Y la quinta es desarrollar un hábito de lectura fina del clima emocional antes de cada reunión: preguntarse cómo está la energía colectiva, qué tensiones circulan, qué no se está diciendo. La meta es trabajar con la realidad humana en lugar de ignorarla para lograr mayor eficiencia.
En paralelo a este trabajo personal, las organizaciones necesitan abandonar las prácticas que premian la represión como señal de profesionalismo. Se requieren políticas que valoren tanto el “qué” se logró como el “cómo” se logró.
Programas serios de inteligencia emocional basada en evidencia, evaluaciones que midan impacto afectivo, y espacios donde la seguridad psicológica sea una práctica demostrada por líderes que reconocen errores y sostienen conversaciones complejas sin castigos escondidos.

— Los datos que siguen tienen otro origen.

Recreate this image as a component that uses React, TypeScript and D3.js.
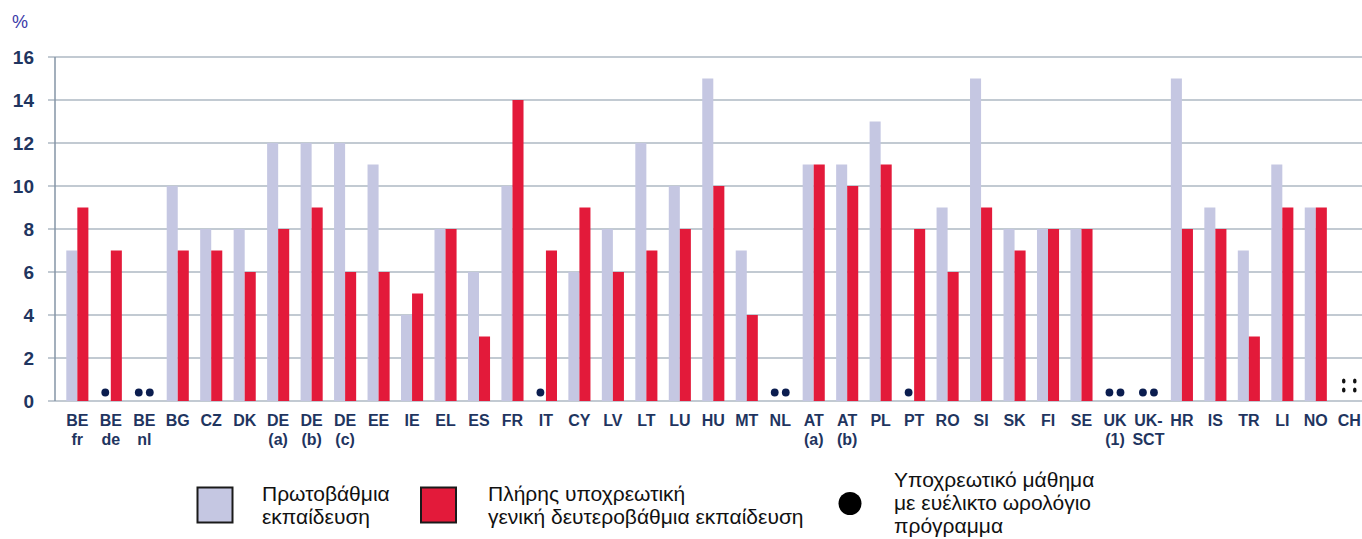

Cuando el mundo emocional deja de ser un riesgo y empieza a reconocerse como un activo poderoso, como una brújula fina para navegar la complejidad, el clima organizacional se transforma.
Hacia un liderazgo integrado
Es importante puntualizar que la solución no es sentimentalizar la vida organizacional. Esta no es una mirada romántica de la inteligencia emocional. Es un tema estratégico.
El liderazgo moderno exige mayor autoconciencia, madurez para sostener conversaciones difíciles y claridad interna para lidiar con la tensión sin perder humanidad.
Por supuesto que no podemos exigir que los líderes se vuelvan expertos emocionales. El punto es más sutil, tenemos que orientarnos a integrar la emoción como una dimensión esencial del liderazgo profesional.
Un líder emocionalmente maduro lee mejor lo que siente, lo nombra sin miedo, lo interpreta con distancia lúcida y lo regula sin aplastar a otros. Y al mismo tiempo, crea un espacio donde las personas pueden expresarse sin riesgo, con claridad y con honestidad.
Ese es el liderazgo que sostiene equipos en entornos complejos, que inspira, y que sostiene la evolución.